Farmers now use improved seeds and modern technologies in farming to increase agriculture productivity, they said.
They made the commendation at a regional forum held in Bolgatanga in the Upper East Region on Friday dubbed, "Agriculture Transformation in Northern Ghana: An End-of-Project Learning Event."
It was meant to assess the impact of the implementation of the Feed the Future USAID Agriculture Technology Transfer (ATT) Project in the Northern, Upper East and Upper West Regions for five years and to also share the useful lessons of the project in order to sustain it.
The stakeholders were from the Irrigation Company of Upper East Region (ICOUR), municipal and district directors of the Ministry of Food and Agriculture (MOFA), the Sahara Agriculture Research Institute, agriculture related NGOs and seed producers.
The acting manager of ICOUR, Sebastian Bagina, said the project interventions in the areas such as Urea Deep Placement (UDP), rice transplanting, provision of certified rice seeds, free fertilizers and planting on rolls technologies, among others, had led to many of the farmers harvesting substantial yields as compared to the traditional methods of local broadcasting system.
"The project supports us to conduct agriculture technology transfer demonstrations on rice field and the yields are very fantastic. It leads to the scaling up of rice production and now more people are going into rice cultivation," the acting director stressed.

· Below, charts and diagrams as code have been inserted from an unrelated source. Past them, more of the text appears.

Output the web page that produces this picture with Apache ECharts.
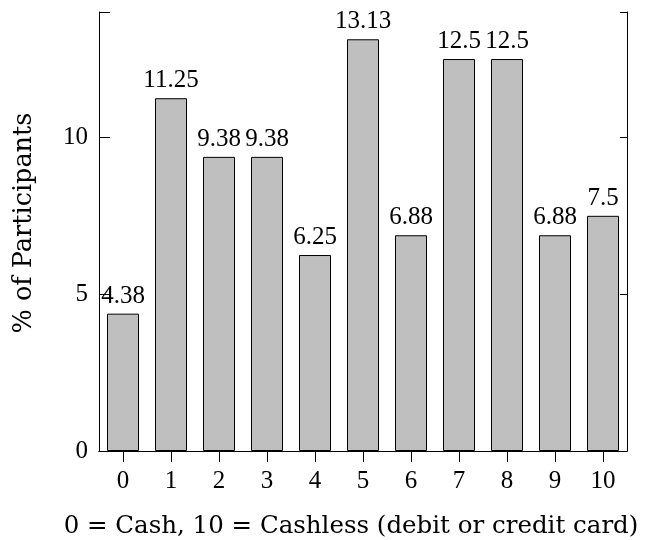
<!DOCTYPE html>
<html>
<head>
<meta charset="utf-8">
<script src="https://cdn.jsdelivr.net/npm/echarts@6/dist/echarts.min.js"></script>
<style>html,body{margin:0;padding:0;background:#fff}#c{width:665px;height:540px}</style>
</head>
<body>
<div id="c"></div>
<script>
const categories = ['0','1','2','3','4','5','6','7','8','9','10'];
const values = [4.38, 11.25, 9.38, 9.38, 6.25, 13.13, 6.88, 12.5, 12.5, 6.88, 7.5];
const yTicks = [0, 5, 10];
const xTitle = '0 = Cash, 10 = Cashless (debit or credit card)';
const yTitle = '% of Participants';

const FONT = 'Liberation Serif';
const TFONT = 'DejaVu Serif';
const FS = 25;
const chart = echarts.init(document.getElementById('c'), null, {renderer: 'canvas'});
const lineStyle = {color: '#000', width: 1};
chart.setOption({
  animation: false,
  backgroundColor: '#fff',
  grid: {left: 99, right: 38, top: 12, bottom: 89, containLabel: false, outerBoundsMode: 'none'},
  xAxis: [
    {
      type: 'category', data: categories, position: 'bottom', boundaryGap: true,
      axisLine: {show: true, lineStyle},
      axisTick: {show: true, alignWithLabel: true, length: 11, inside: false, lineStyle},
      axisLabel: {fontFamily: FONT, fontSize: FS, color: '#000', margin: 18},
      name: xTitle, nameLocation: 'middle', nameGap: 63,
      nameTextStyle: {fontFamily: TFONT, fontSize: 24.5, color: '#000', padding: [0, 24, 0, 0]}
    },
    {
      type: 'category', data: categories, position: 'top', boundaryGap: true,
      axisLine: {show: true, lineStyle},
      axisTick: {show: true, alignWithLabel: true, length: 12, inside: false, lineStyle},
      axisLabel: {show: false}
    }
  ],
  yAxis: [
    {
      type: 'value', min: 0, max: 14, interval: 5, position: 'left',
      splitLine: {show: false},
      axisLine: {show: true, lineStyle},
      axisTick: {show: true, inside: true, length: 11, lineStyle},
      axisLabel: {fontFamily: FONT, fontSize: FS, color: '#000', margin: 11,
        formatter: v => (yTicks.includes(v) ? String(v) : '')},
      name: yTitle, nameLocation: 'middle', nameGap: 62, nameRotate: 90,
      nameTextStyle: {fontFamily: TFONT, fontSize: 25.5, color: '#000', padding: [0, 0, 0, 17]}
    },
    {
      type: 'value', min: 0, max: 14, interval: 5, position: 'right',
      splitLine: {show: false},
      axisLine: {show: true, lineStyle},
      axisTick: {show: true, inside: true, length: 7, lineStyle},
      axisLabel: {show: false}
    }
  ],
  series: [{
    type: 'bar', data: values, xAxisIndex: 0, yAxisIndex: 0,
    barWidth: '66.67%',
    itemStyle: {color: '#bfbfbf', borderColor: '#000', borderWidth: 1},
    label: {show: true, position: 'top', distance: 5, fontFamily: FONT, fontSize: FS, color: '#000',
      formatter: p => String(p.value)}
  }]
});
</script>
</body>
</html>
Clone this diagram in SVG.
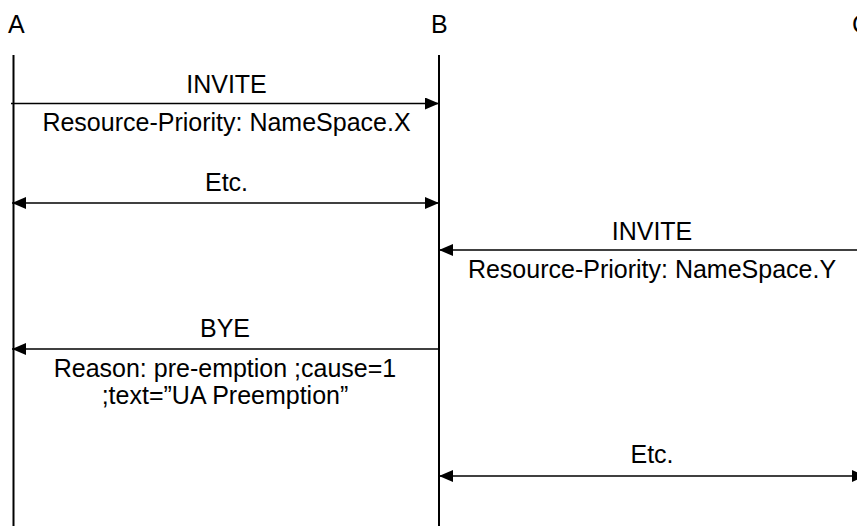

The Seed Inspector of the Ghana Seed Inspection Division, Asante Jophet, testified that many farmers in many communities who had been trained and supported by the project had shifted from using local seeds to applying improved seeds and the new technologies.
He cited the establishment of the seed laboratory by the project with sophisticated equipment coupled with the training of the agriculture extension agents and supporting them with motorbikes as some of the major interventions of the project.
The Chief of Party for the International Fertiliser Development Center (IFDC), Musa Salifu Taylor, who mentioned that the project is funded by the USAID and implemented by the IFDC and its partners, indicated that with the positive result achieved by the project there was the need to sustain the legacy and get rid of bottlenecks in the value chain.
He said one of the major success stories of the project was through the introduction of equipment to teach farmers land preparation and the use of seed vans to reach farmers at hard-to-reach communities to supply them with certified seeds as well as using video shows to educate farmers on the new technologies.
Mr Taylor explained that the ATT Project was aimed at identifying sustainable solutions that would increase competitiveness in the rice, soybean and maize value chains in Northern Ghana.